2. Appellants assert that a common-law duty flowed from Keller based upon the adoption of 388 and 389 of the Restatement of the Law of Torts, Second, in Moody v. Martin Motor Co., 76 Ga. App. 456 (46 SE2d 197) (1948).
Appellants cite, as the foundation of a duty owed by Keller to them, language in Bradley, supra, that the legal duty in that case arose "out of the general duty one owes to all the world not to subject them to an unreasonable risk of harm." However, the Supreme Court clarified this statement by explaining: "This has been expressed as follows: '. . . negligence is conduct which falls below the standard established by law for the protection of others against unreasonable risk of harm.' Restatement, Torts, 2d, 282." Id. at 201. Appellants cannot point to any standard established by law with regard to them, which Keller violated. Cf. Bradley, supra, where the Wessners did show such, with regard to a duty owed to the victim, their mother.
Appellants' reliance on Moody for the proposition that Keller was liable as supplier of a dangerous chattel is misplaced. That case involved injury from an independent contractor's alleged failure to repair a vehicle. The opinion quotes with approval the cited sections from the Restatement, Second, quoting 388, which deals with failure to warn of dangerous chattel: " 'One who supplies directly or through a third person a chattel for another to use, is subject to liability to those whom the supplier should expect to use the chattel with the consent of the other or to be in the vicinity of its probable use, for bodily harm caused by the use of the chattel in the manner for which and by a person for whose use it is supplied, if the supplier (a) knows, or from facts known to him should realize, that the chattel is or is likely to be dangerous for the use for which it is supplied; (b) and has no reason to believe that those for whose use the chattel is supplied will realize its dangerous condition; and (c) fails to exercise reasonable care to inform them of its dangerous condition or of the facts which make it likely to be so . . . .' " Moody, supra at 459. 1
It also invokes Section 389, which was likewise adopted in Moody: " 'One who supplies directly or through a third person a chattel for another's use knowing that the chattel is unlikely to be made reasonably safe before being put to a use which the supplier should expect it to be put, is subject to liability for bodily harm caused by such use to those whom the supplier should expect to use the chattel or to be in the vicinity of its probable use and who are ignorant of the dangerous character of the chattel or whose knowledge thereof does not make them contributorily negligent, although the supplier has informed the other for whose use the chattel is supplied of its dangerous character.' " Moody, supra at 461. The undisputed evidence was that there were no injuries to those operating the press during Keller's ownership and use. Even if the industry and federal regulations evidenced an inherent danger and Keller knew or should have realized that the press was or was likely to be dangerous for the use for which it was supplied, there was a complete absence of evidence that Keller had reason to believe that Dixie or its employees would not realize the lack of the safeguard devices. In fact, the evidence of others' inspection and work on the press after delivery to Dixie, along with the slippage incidents prior to plaintiffs' injuries, point to the opposite conclusion, that Dixie and plaintiffs would have known or should have known of the lack of the safety devices on the press.
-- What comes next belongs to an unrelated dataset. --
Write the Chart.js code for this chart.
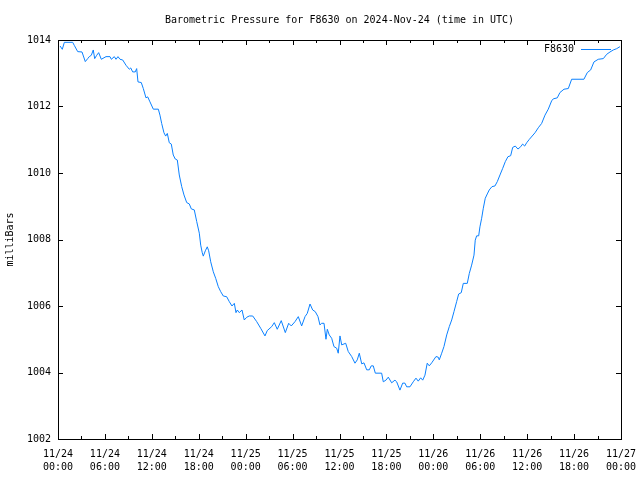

Plaintiffs' failure to show any legal duty imposed on Keller towards them is fatal to their claim of negligence. Judgment in favor of Keller was required as a matter of law.
3. The foregoing makes it unnecessary to address the remaining issues of intervening modifiers and proximate cause.
Lokey & Bowden, Samuel P. Pierce, Jr., for appellee.
1  For other Georgia cases discussing section 388, see Hawkins v. Richardson-Merrell, 147 Ga. App. 481, 483 (1) (249 SE2d 286) (1978); Greenway v. Peabody Intl. Corp., 163 Ga. App. 698, 702 (2) (294 SE2d 541) (1982).
Hodges, Erwin, Hedrick & Kraselsky, William A. Erwin, William H. Hedrick, for appellants.